7 октября в 6.30 мы с женой проснулись от сигнала тревоги в наших телефонах. Это было странно: никаких специальных приложений для безопасности мы себе не ставили. Потом выяснилось: в Израиле эта услуга зашита в обязательный пакет.
В течение получаса стало ясно, что все серьезно, хотя главная беда — на юге.
Страшные подробности выяснились в тот же день: мой здешний товарищ Михаэль разместил в Фейсбуке* пост о том, как по телефону координировал свою дочь и ее друзей, которые были на том самом музыкальном фестивале, — автомобильные навигаторы уже не работали, а на блокпостах стояли уже не наши, а они.
Каким-то образом он угадал безопасный маршрут, дал им все правильные повороты, и ребята выбрались.
Пока разговаривал с дочкой, покрылся сединой.
Что же это происходит? Вышло так, что, уехав от одной ***, мы попали на другую…
Мир сошел с ума?
Через неделю, уже насидевшись в бомбоубежище, да и после того, как наша армия опомнилась и стала грамотно отвечать, я позвонил своей старой подруге в Норвегию.
Мы с ней дружим всю жизнь, потому что ее отец был дипломатом и в начале 60-х работал в Москве. Анна-Мари всегда была открытой общительной девочкой и ходила в советский детский сад, жалуясь родителям только на то, что воспитатели каждый день ее переучивали с левой руки на правую.
Потом они жили в Израиле — это важно, а в конце 70-х ее отца снова направили в Москву.
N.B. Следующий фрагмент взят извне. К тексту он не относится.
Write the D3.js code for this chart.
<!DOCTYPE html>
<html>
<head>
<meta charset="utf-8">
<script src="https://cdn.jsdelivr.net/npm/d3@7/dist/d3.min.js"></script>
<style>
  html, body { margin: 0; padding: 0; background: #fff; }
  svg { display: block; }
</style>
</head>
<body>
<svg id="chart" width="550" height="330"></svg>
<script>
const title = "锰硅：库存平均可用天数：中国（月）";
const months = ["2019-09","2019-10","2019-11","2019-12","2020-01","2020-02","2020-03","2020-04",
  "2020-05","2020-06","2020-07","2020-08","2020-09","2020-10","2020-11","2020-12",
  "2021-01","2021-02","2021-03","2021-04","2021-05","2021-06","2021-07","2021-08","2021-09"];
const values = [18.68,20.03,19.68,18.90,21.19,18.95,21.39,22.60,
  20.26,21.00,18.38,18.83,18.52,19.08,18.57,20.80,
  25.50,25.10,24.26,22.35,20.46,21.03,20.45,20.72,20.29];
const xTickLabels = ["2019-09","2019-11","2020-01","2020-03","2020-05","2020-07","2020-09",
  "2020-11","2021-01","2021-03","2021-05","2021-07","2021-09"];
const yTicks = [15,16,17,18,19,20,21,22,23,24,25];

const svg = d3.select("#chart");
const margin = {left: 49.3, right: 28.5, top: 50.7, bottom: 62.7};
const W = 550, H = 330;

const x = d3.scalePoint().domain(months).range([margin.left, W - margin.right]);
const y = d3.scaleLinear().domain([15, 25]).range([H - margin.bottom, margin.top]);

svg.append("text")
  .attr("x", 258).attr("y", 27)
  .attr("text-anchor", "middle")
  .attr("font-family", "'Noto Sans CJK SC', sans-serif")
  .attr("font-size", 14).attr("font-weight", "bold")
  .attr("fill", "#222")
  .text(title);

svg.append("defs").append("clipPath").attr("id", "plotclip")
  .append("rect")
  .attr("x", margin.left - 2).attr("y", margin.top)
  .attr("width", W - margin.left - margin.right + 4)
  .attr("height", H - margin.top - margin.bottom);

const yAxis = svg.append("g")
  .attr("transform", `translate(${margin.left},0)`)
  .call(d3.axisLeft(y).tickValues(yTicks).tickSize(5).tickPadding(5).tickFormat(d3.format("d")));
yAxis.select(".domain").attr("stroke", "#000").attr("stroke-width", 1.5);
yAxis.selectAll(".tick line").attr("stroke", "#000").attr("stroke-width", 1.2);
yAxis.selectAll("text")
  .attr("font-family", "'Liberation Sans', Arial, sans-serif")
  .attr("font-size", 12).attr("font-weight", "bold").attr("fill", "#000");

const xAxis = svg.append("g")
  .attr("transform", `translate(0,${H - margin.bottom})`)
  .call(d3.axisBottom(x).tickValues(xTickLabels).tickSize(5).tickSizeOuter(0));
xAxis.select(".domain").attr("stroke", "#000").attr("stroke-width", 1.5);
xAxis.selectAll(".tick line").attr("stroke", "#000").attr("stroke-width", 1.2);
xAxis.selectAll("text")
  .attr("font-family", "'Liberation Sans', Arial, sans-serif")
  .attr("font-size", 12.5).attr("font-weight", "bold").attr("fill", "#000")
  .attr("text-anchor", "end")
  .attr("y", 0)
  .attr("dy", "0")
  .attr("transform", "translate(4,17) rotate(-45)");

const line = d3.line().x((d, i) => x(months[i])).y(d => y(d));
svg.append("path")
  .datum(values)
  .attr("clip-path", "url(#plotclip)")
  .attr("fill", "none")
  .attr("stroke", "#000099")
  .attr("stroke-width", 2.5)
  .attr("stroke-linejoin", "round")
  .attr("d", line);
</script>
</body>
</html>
Наша общая юность прошла очень весело и беззаботно.
Но и после этого мы почти каждый год виделись — то у нее, в Южной Норвегии, то у меня в Москве. Я знал всех ее мужей, она — моих жен…
В этом своем звонке я почти в шутку спросил, не ходит ли она сегодня на демонстрацию «в защиту ХАМАС», и был реально ошарашен ответом:
— Сережа, ты ничего не понимаешь. После стольких лет унижения и подавления религиозной самости палестинцы имеют право на такую реакцию, как седьмого октября!
Я потерял дар речи, и просто положил трубку.